Relocation is a hot topic these days. Families, often for jobs, are on the move. New Hampshire law provides that a parent seeking permission to relocate bears the initial burden of demonstrating that the relocation is for a legitimate purpose and that the proposed location is reasonable in light of that purpose. Should the moving party meet that burden, the other parent must prove that the proposed relocation is not in the best interests of the children. The trial court had denied the mother’s request to relocate, finding that the mother’s purpose for moving was to

avoid ongoing interaction with the father and to “get away from [him].”

 

On appeal the mother argued that the statutory term “legitimate” means she only need demonstrate a “subjectively legitimate reason” for relocating and that the proposed relocation must only be objectively reasonable in light of that purpose. The court never answered whether this proposed interpretation of the statutory word “legitimate” was proper because the mother’s argument failed even under her own proposed interpretation. Even if the court accepted the mother’s definition of “legitimate” as a subjective determination, upon the facts of the case, she could not prevail because the trial court had found that the move was not a legitimate purpose, a legal conclusion that she did not challenge.

 

What does this mean? The court left the discussion of the meaning of a legitimate purpose for another day.

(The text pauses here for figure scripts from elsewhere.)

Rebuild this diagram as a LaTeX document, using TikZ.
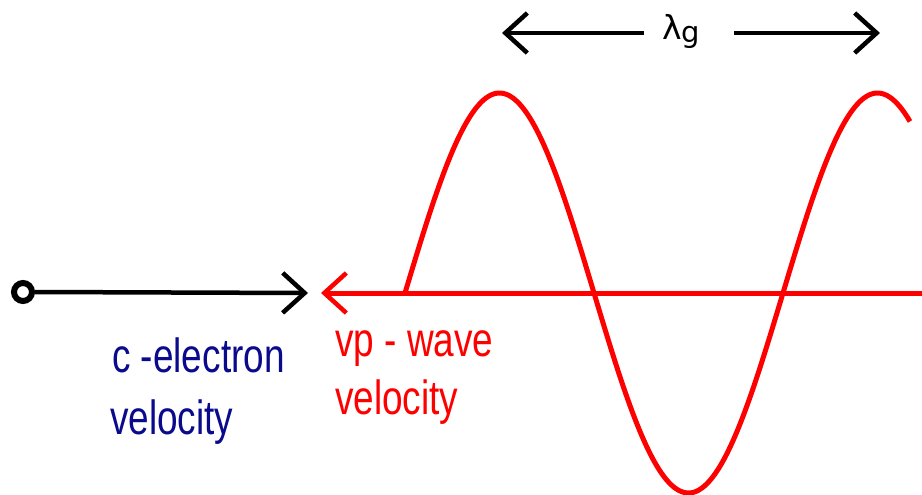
\documentclass[tikz,border=0pt]{standalone}
\usepackage{fontspec}
\usetikzlibrary{arrows.meta}
\newfontfamily\lblfont[FakeStretch=0.77]{Liberation Sans}
\newfontfamily\greekfont{DejaVu Sans}
\definecolor{navyblue}{RGB}{10,10,140}
\definecolor{wavered}{RGB}{255,0,0}
\tikzset{
  openhead/.style={-{Straight Barb[length=22pt,width=40pt,line width=4.5pt]}},
  blackline/.style={black,line width=4.5pt},
  redline/.style={wavered,line width=5pt},
  lbl/.style={font=\lblfont\fontsize{48}{52}\selectfont,inner sep=0pt,anchor=base west},
}
\begin{document}
\begin{tikzpicture}[x=1pt,y=-1pt]
\useasboundingbox (0,0) rectangle (922,495);
% left black arrow
\node[draw,circle,line width=6pt,minimum size=18pt,inner sep=0pt] (src) at (23,292) {};
\coordinate (btip) at (308,293);
\draw[blackline,openhead] (src.east) -- (btip);
% red axis arrow
\coordinate (rend) at (922,293);
\coordinate (rtip) at (321,293);
\draw[redline,openhead] (rend) -- (rtip);
% sine wave
\draw[redline,line join=round] plot[domain=405:910,samples=200,smooth] (\x,{293-200*sin((\x-405)*0.952381)});
% lambda_g arrows
\node[inner sep=0pt,anchor=base west] (lam) at (662,40) {\greekfont\fontsize{33}{36}\selectfont λ\raisebox{-3pt}{\fontsize{29}{32}\selectfont g}};
\coordinate (lgl) at (502,33);
\coordinate (lgr) at (880,33);
\coordinate (lgla) at (644,33);
\coordinate (lgra) at (734,33);
\draw[blackline,openhead] (lgla) -- (lgl);
\draw[blackline,openhead] (lgra) -- (lgr);
% labels
\node[lbl,text=navyblue] (c1) at (112,372) {c -electron};
\node[lbl,text=navyblue] (c2) at (110,434) {velocity};
\node[lbl,text=wavered] (v1) at (335,356) {vp - wave};
\node[lbl,text=wavered] (v2) at (335,414) {velocity};
\end{tikzpicture}
\end{document}
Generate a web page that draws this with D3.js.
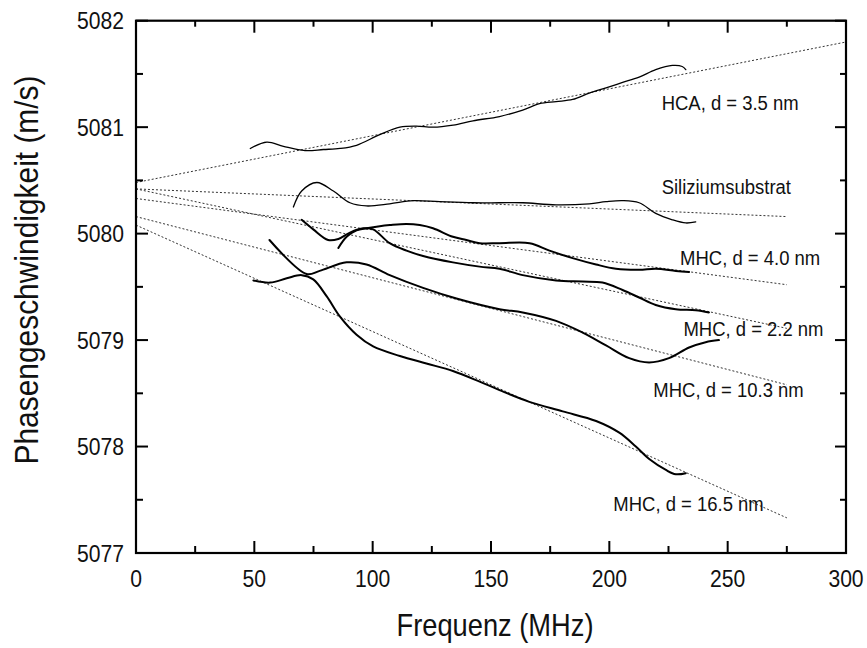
<!DOCTYPE html>
<html>
<head>
<meta charset="utf-8">
<script src="https://cdn.jsdelivr.net/npm/d3@7"></script>
<style>
  html, body { margin: 0; padding: 0; background: #fff; }
  svg { display: block; }
  text { font-family: "Liberation Sans", Arial, Helvetica, sans-serif; fill: #111; }
</style>
</head>
<body>
<svg id="chart" width="867" height="648"></svg>
<script>
// Phase velocity of surface acoustic waves vs. frequency
const freqHCA  = [48.3,55.3,62.3,71.4,79.2,86.2,93.2,103.0,111.5,118.5,125.5,134.0,142.4,153.6,163.4,170.5,177.5,184.5,191.5,198.6,205.6,212.6,219.6,226.6,230.8,232.3];
const velHCA   = [5080.80,5080.86,5080.82,5080.78,5080.79,5080.80,5080.83,5080.93,5081.00,5081.01,5081.00,5081.02,5081.06,5081.10,5081.16,5081.22,5081.24,5081.26,5081.32,5081.37,5081.42,5081.47,5081.54,5081.58,5081.57,5081.54];

const freqSi   = [66.5,70.0,76.4,83.4,90.4,97.4,107.2,117.1,128.3,142.4,153.6,163.4,177.5,191.5,198.6,205.6,212.6,219.6,226.6,232.3,236.5];
const velSi    = [5080.25,5080.40,5080.48,5080.40,5080.29,5080.26,5080.28,5080.31,5080.30,5080.29,5080.29,5080.29,5080.27,5080.28,5080.30,5080.31,5080.29,5080.19,5080.13,5080.10,5080.11];

const freqM40  = [85.5,89.0,93.2,97.4,103.0,107.3,114.3,119.9,125.5,133.9,139.6,145.2,153.6,166.3,174.7,184.5,194.4,202.8,212.6,219.6,228.1,233.7];
const velM40   = [5079.865,5079.97,5080.03,5080.05,5080.07,5080.08,5080.09,5080.08,5080.05,5079.97,5079.94,5079.91,5079.91,5079.91,5079.84,5079.77,5079.71,5079.67,5079.66,5079.67,5079.65,5079.64];

const freqM22  = [70.0,74.9,81.2,85.5,90.4,96.0,100.2,107.2,114.3,121.3,133.9,145.2,153.6,163.4,177.5,188.7,197.1,205.6,212.6,219.6,228.1,236.5,242.1];
const velM22   = [5080.13,5080.04,5079.94,5079.95,5080.01,5080.05,5080.04,5079.91,5079.84,5079.79,5079.73,5079.69,5079.67,5079.61,5079.56,5079.55,5079.54,5079.47,5079.40,5079.33,5079.29,5079.28,5079.26];

const freqM103 = [56.4,72.1,77.6,89.0,97.4,107.2,121.3,135.4,153.6,163.4,177.5,188.7,198.6,208.4,216.8,225.2,233.7,240.7,246.3];
const velM103  = [5079.94,5079.62,5079.65,5079.73,5079.71,5079.61,5079.49,5079.39,5079.29,5079.26,5079.18,5079.07,5078.95,5078.83,5078.79,5078.83,5078.93,5078.98,5079.00];

const freqM165 = [49.6,56.7,63.7,70.0,74.9,80.6,86.2,93.2,100.2,111.5,122.7,133.9,145.2,153.6,166.2,180.3,194.4,204.2,211.2,217.0,223.9,228.1,232.3];
const velM165  = [5079.56,5079.54,5079.58,5079.61,5079.57,5079.41,5079.22,5079.05,5078.94,5078.85,5078.78,5078.71,5078.61,5078.53,5078.42,5078.33,5078.24,5078.13,5078.00,5077.88,5077.78,5077.74,5077.75];

// Linear fits: velocity at start frequency and at end frequency
const fitNames   = ["HCA", "Si", "M40", "M22", "M103", "M165"];
const fitFreqEnd = [300, 275, 275, 275, 275, 275];
const fitVel0    = [5080.48, 5080.42, 5080.33, 5080.42, 5080.16, 5080.08];
const fitVel1    = [5081.80, 5080.16, 5079.52, 5079.11, 5078.58, 5077.33];

// Curve labels (anchor frequency, anchor velocity)
const labelText = ["HCA, d = 3.5 nm", "Siliziumsubstrat", "MHC, d = 4.0 nm", "MHC, d = 2.2 nm", "MHC, d = 10.3 nm", "MHC, d = 16.5 nm"];
const labelFreq = [222.1, 222.1, 229.9, 231.3, 218.6, 201.7];
const labelVel  = [5081.16, 5080.37, 5079.705, 5079.04, 5078.47, 5077.39];

const xMajor = [0, 50, 100, 150, 200, 250, 300];
const yMajor = [5077, 5078, 5079, 5080, 5081, 5082];

const svg = d3.select("#chart");
const plotLeft = 136, plotRight = 846, plotTop = 20.7, plotBottom = 553;
const condense = 0.88;   // horizontal squeeze for a condensed typeface look

const x = d3.scaleLinear().domain([0, 300]).range([plotLeft, plotRight]);
const y = d3.scaleLinear().domain([5077, 5082]).range([plotBottom, plotTop]);

function addText(px, py, str, size, anchor, rot) {
  return svg.append("text")
    .attr("transform", `translate(${px},${py}) rotate(${rot || 0}) scale(${condense},1)`)
    .attr("text-anchor", anchor || "start")
    .attr("font-size", size)
    .text(str);
}

const curves = [
  {f: freqHCA,  v: velHCA,  w: 1.3},
  {f: freqSi,   v: velSi,   w: 1.3},
  {f: freqM40,  v: velM40,  w: 2},
  {f: freqM22,  v: velM22,  w: 2},
  {f: freqM103, v: velM103, w: 2},
  {f: freqM165, v: velM165, w: 2}
];

const line = d3.line()
  .x(d => x(d[0]))
  .y(d => y(d[1]))
  .curve(d3.curveCatmullRom.alpha(0.5));

// Dotted fit lines
const g = svg.append("g");
fitNames.forEach((n, i) => {
  g.append("path")
    .attr("d", d3.line().x(d => x(d[0])).y(d => y(d[1]))([[0, fitVel0[i]], [fitFreqEnd[i], fitVel1[i]]]))
    .attr("fill", "none")
    .attr("stroke", "#333")
    .attr("stroke-width", 1)
    .attr("stroke-dasharray", "2,2");
});

// Measured curves
curves.forEach(c => {
  g.append("path")
    .attr("d", line(c.f.map((f, i) => [f, c.v[i]])))
    .attr("fill", "none")
    .attr("stroke", "#000")
    .attr("stroke-width", c.w)
    .attr("stroke-linecap", "round");
});

// Curve labels
labelText.forEach((t, i) => addText(x(labelFreq[i]), y(labelVel[i]), t, 21));

// Axes with inward ticks on all four sides
const axisG = svg.append("g");
const xMinor = d3.range(25, 300, 50);
const yMinor = d3.range(5077.5, 5082, 1);

function ticksH(vals, y0, dir, len) {
  vals.forEach(v => axisG.append("line")
    .attr("x1", x(v)).attr("x2", x(v))
    .attr("y1", y0).attr("y2", y0 + dir * len)
    .attr("stroke", "#000").attr("stroke-width", 2));
}
function ticksV(vals, x0, dir, len) {
  vals.forEach(v => axisG.append("line")
    .attr("y1", y(v)).attr("y2", y(v))
    .attr("x1", x0).attr("x2", x0 + dir * len)
    .attr("stroke", "#000").attr("stroke-width", 2));
}
ticksH(xMajor, plotBottom, -1, 12); ticksH(xMinor, plotBottom, -1, 7);
ticksH(xMajor, plotTop, 1, 12);     ticksH(xMinor, plotTop, 1, 6);
ticksV(yMajor, plotLeft, 1, 12);    ticksV(yMinor, plotLeft, 1, 7);
ticksV(yMajor, plotRight, -1, 11);  ticksV(yMinor, plotRight, -1, 6);

axisG.append("rect")
  .attr("x", plotLeft).attr("y", plotTop)
  .attr("width", plotRight - plotLeft).attr("height", plotBottom - plotTop)
  .attr("fill", "none").attr("stroke", "#000").attr("stroke-width", 2.2);

// Tick labels
xMajor.forEach(v => addText(x(v), 587, v, 24, "middle"));
yMajor.forEach(v => addText(124, y(v) + 8.5, v, 24, "end"));

// Axis titles
addText((plotLeft + plotRight) / 2 + 4, 636, "Frequenz (MHz)", 31, "middle");
addText(38, 270, "Phasengeschwindigkeit (m/s)", 34, "middle", -90);
</script>
</body>
</html>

                                         

Coparenting your children

One of the most important things that parents in separate households can do for their children is cooperatively co-parent. Successfully co-parenting allows both parents to be involved in a child's day to day life. I recently came across a useful article published by the University of New Hampshire Cooperative Extension titled "Co-parenting after Divorce."

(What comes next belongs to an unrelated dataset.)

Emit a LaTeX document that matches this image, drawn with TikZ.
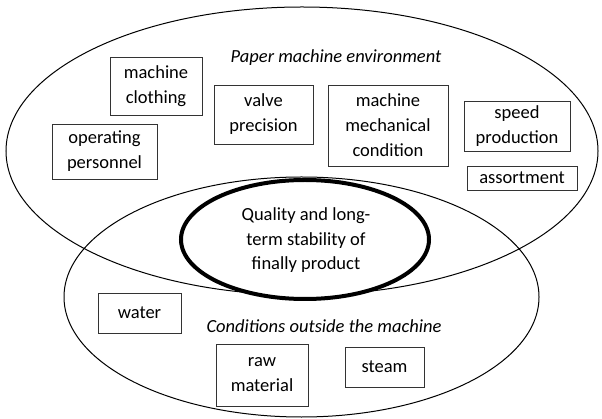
\documentclass[tikz,border=0pt]{standalone}
\usepackage{fontspec}
\setmainfont{Carlito}
\begin{document}
\begin{tikzpicture}[x=1pt,y=-1pt,
    factor/.style={draw=black!80, line width=0.8pt, align=center, inner sep=0pt,
      font=\fontsize{18.5}{25}\selectfont},
    title/.style={font=\fontsize{18.5}{25}\selectfont\itshape},
    ring/.style={line width=1pt}]
\useasboundingbox (0,0) rectangle (602,419);
% ellipses
\draw[ring] (302,151) ellipse (296 and 144);
\draw[ring] (301.5,297) ellipse (237.5 and 120);
\draw[line width=4pt, fill=white] (305,239.5) ellipse (124 and 59.5);
% machine environment
\node[title] (envtitle) at (336,58) {Paper machine environment};
\node[factor, minimum width=92, minimum height=58] (clothing) at (156,86) {machine\\clothing};
\node[factor, minimum width=105, minimum height=55] (personnel) at (104.5,151.5) {operating\\personnel};
\node[factor, minimum width=99, minimum height=59] (valve) at (263.5,114.5) {valve\\precision};
\node[factor, minimum width=120, minimum height=81] (mech) at (388,125.5) {machine\\mechanical\\condition};
\node[factor, minimum width=106, minimum height=50] (speed) at (517,126) {speed\\production};
\node[factor, minimum width=110, minimum height=24] (assort) at (522,178) {assortment};
% centre
\node[align=center, font=\fontsize{18.5}{24.5}\selectfont] (quality) at (306,240.5) {Quality and long-\\term stability of\\finally product};
% outside conditions
\node[title] (outtitle) at (324,326) {Conditions outside the machine};
\node[factor, minimum width=83, minimum height=40] (water) at (139.5,313) {water};
\node[factor, minimum width=92, minimum height=62] (raw) at (262,375) {raw\\material};
\node[factor, minimum width=79, minimum height=40] (steam) at (384.5,367) {steam};
\end{tikzpicture}
\end{document}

If you are currently going through a divorce or parenting case, take the opportunity to discuss your parenting rights and responsibilities, and the roles that each of you will play. Work those discussions into your parenting plan. The article provides a detailed chart with questions about household expectations, education and moral upbringing, peers and social considerations and health care decisions that you and the other parent can use to start the discussions.

Additionally, consider the road that you and the other parent do not want to go down. One of the most important aspects of co-parenting is keeping the children out of the middle. The article points out that:

Problems may develop if parents send messages to each other through their children. Problems also arise when a parent talks negatively about the other parent. Children may feel guilty and unsure of their parents’ love when they’re caught in the middle.

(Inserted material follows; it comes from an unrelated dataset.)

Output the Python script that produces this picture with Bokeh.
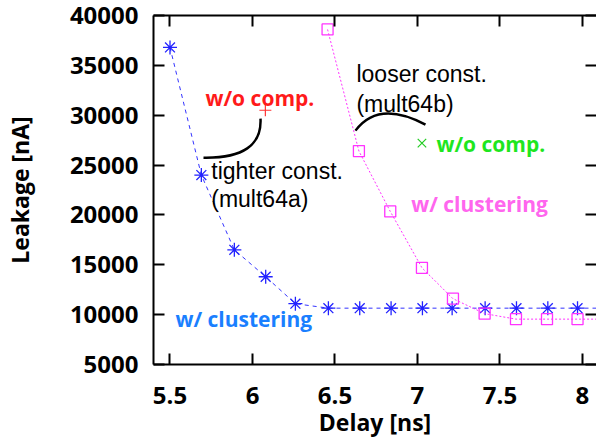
from bokeh.plotting import figure
from bokeh.models import LinearAxis, FixedTicker, Range1d
from bokeh.core.properties import value
from bokeh.embed import file_html
from bokeh.resources import INLINE

# ---- data ----
blue_x = [5.5, 5.69, 5.89, 6.08, 6.26, 6.46, 6.65, 6.84, 7.03, 7.21, 7.41, 7.6, 7.79, 7.97, 8.16]
blue_y = [36800, 24000, 16500, 13800, 11100, 10650, 10650, 10650, 10650, 10650, 10650, 10650, 10650, 10650, 10650]
mag_x = [6.455, 6.645, 6.835, 7.027, 7.215, 7.407, 7.597, 7.785, 7.97, 8.16]
mag_y = [38600, 26400, 20350, 14700, 11600, 10100, 9550, 9550, 9550, 9550]
red_x = [6.078]
red_y = [30500]
green_x = [7.027]
green_y = [27200]
x_ticks = [5.5, 6, 6.5, 7, 7.5, 8]
x_tick_labels = ["5.5", "6", "6.5", "7", "7.5", "8"]
y_ticks = [5000, 10000, 15000, 20000, 25000, 30000, 35000, 40000]
y_tick_labels = ["5000", "10000", "15000", "20000", "25000", "30000", "35000", "40000"]

BOLD = "Open Sans"
PLAIN = "Liberation Sans"

p = figure(width=596, height=441, output_backend="svg", toolbar_location=None,
           x_range=Range1d(5.4, 8.085), y_range=Range1d(5000, 40000),
           min_border_left=153, min_border_top=15, min_border_bottom=77, min_border_right=0)
p.outline_line_color = None
p.xgrid.visible = False
p.ygrid.visible = False
p.background_fill_color = "white"

def style_axis(ax, labels=True):
    ax.axis_line_width = 2
    ax.axis_line_color = "black"
    ax.major_tick_in = 11
    ax.major_tick_out = 0
    ax.major_tick_line_width = 2
    ax.major_tick_line_color = "black"
    ax.minor_tick_line_color = None
    if labels:
        ax.major_label_text_font = BOLD
        ax.major_label_text_font_style = "bold"
        ax.major_label_text_font_size = "24px"
        ax.major_label_text_color = "black"
    else:
        ax.major_label_overrides = {t: "" for t in ax.ticker.ticks}
        ax.major_label_text_font_size = "1px"
        ax.major_label_text_color = None
        ax.major_label_standoff = 0

xa = p.xaxis[0]
ya = p.yaxis[0]
xa.ticker = FixedTicker(ticks=x_ticks)
xa.major_label_overrides = {t: l for t, l in zip(x_ticks, x_tick_labels)}
ya.ticker = FixedTicker(ticks=y_ticks)
ya.major_label_overrides = {t: l for t, l in zip(y_ticks, y_tick_labels)}
style_axis(xa)
style_axis(ya)
xa.major_label_standoff = 22
ya.major_label_standoff = 15
xa.axis_label = "Delay [ns]"
ya.axis_label = "Leakage [nA]"
for ax in (xa, ya):
    ax.axis_label_text_font = BOLD
    ax.axis_label_text_font_style = "bold"
    ax.axis_label_text_font_size = "23px"
    ax.axis_label_text_color = "black"
xa.axis_label_standoff = -1
ya.axis_label_standoff = 31

top = LinearAxis(ticker=FixedTicker(ticks=x_ticks))
style_axis(top, labels=False)
p.add_layout(top, "above")
right = LinearAxis(ticker=FixedTicker(ticks=y_ticks))
style_axis(right, labels=False)
right.axis_line_color = None
p.add_layout(right, "right")

# series
p.line(blue_x, blue_y, line_color="#3333ff", line_width=1, line_dash="4 4")
p.scatter(blue_x, blue_y, marker="asterisk", size=14, line_color="#2222ff", line_width=1.3)
p.line(mag_x, mag_y, line_color="#ff33ff", line_width=1, line_dash="2 2")
p.scatter(mag_x, mag_y, marker="square", size=11, fill_color=None, line_color="#ff33ff", line_width=1.3)
p.scatter(red_x, red_y, marker="cross", size=12, line_color="#ff3333", line_width=1.2)
p.scatter(green_x, green_y, marker="x", size=12, line_color="#22cc22", line_width=1.2)

# annotations
def txt(x, y, s, color, font, bold, size):
    p.text([x], [y], text=[s], text_color=color, text_font=value(font),
           text_font_style="bold" if bold else "normal", text_font_size=value(size),
           text_align="left", text_baseline="middle")

txt(5.715, 31770, "w/o comp.", "#ff1a1a", BOLD, True, "21px")
txt(5.750, 24440, "tighter const.", "black", PLAIN, False, "23px")
txt(5.750, 21630, "(mult64a)", "black", PLAIN, False, "23px")
txt(6.630, 34180, "looser const.", "black", PLAIN, False, "23px")
txt(6.630, 31165, "(mult64b)", "black", PLAIN, False, "23px")
txt(7.115, 27150, "w/o comp.", "#1ee61e", BOLD, True, "21px")
txt(6.962, 21125, "w/ clustering", "#ff66ee", BOLD, True, "21px")
txt(5.533, 9580, "w/ clustering", "#1a7fff", BOLD, True, "21px")

p.quadratic(x0=[6.0485], y0=[29659], x1=[5.703], y1=[25743], cx=[6.0606], cy=[25643],
            line_color="black", line_width=2.5)
p.quadratic(x0=[6.624], y0=[28454], x1=[7.0485], y1=[29056], cx=[6.7636], cy=[31567],
            line_color="black", line_width=2.5)

open("out.html", "w").write(file_html(p, INLINE))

If a parent asks about a former spouse, children may report that things are fine, even if they’re not. Or children may say things to make one of the parents feel bad. Again, don’t use your children by putting them in the middle. If you want to know something about your ex-spouse, ask that person yourself. 

Explore these behaviors that you and the other parent agree you will both avoid, and work any agreements into the parenting plan as well.

 Finally, remember that you and the other parent probably will not agree on every issue. 

Accept that you and your ex-spouse may differ on key parenting issues. Try to work on finding common ground, especially on the most important issues. Communicating about a few issues is better than not having communication at all.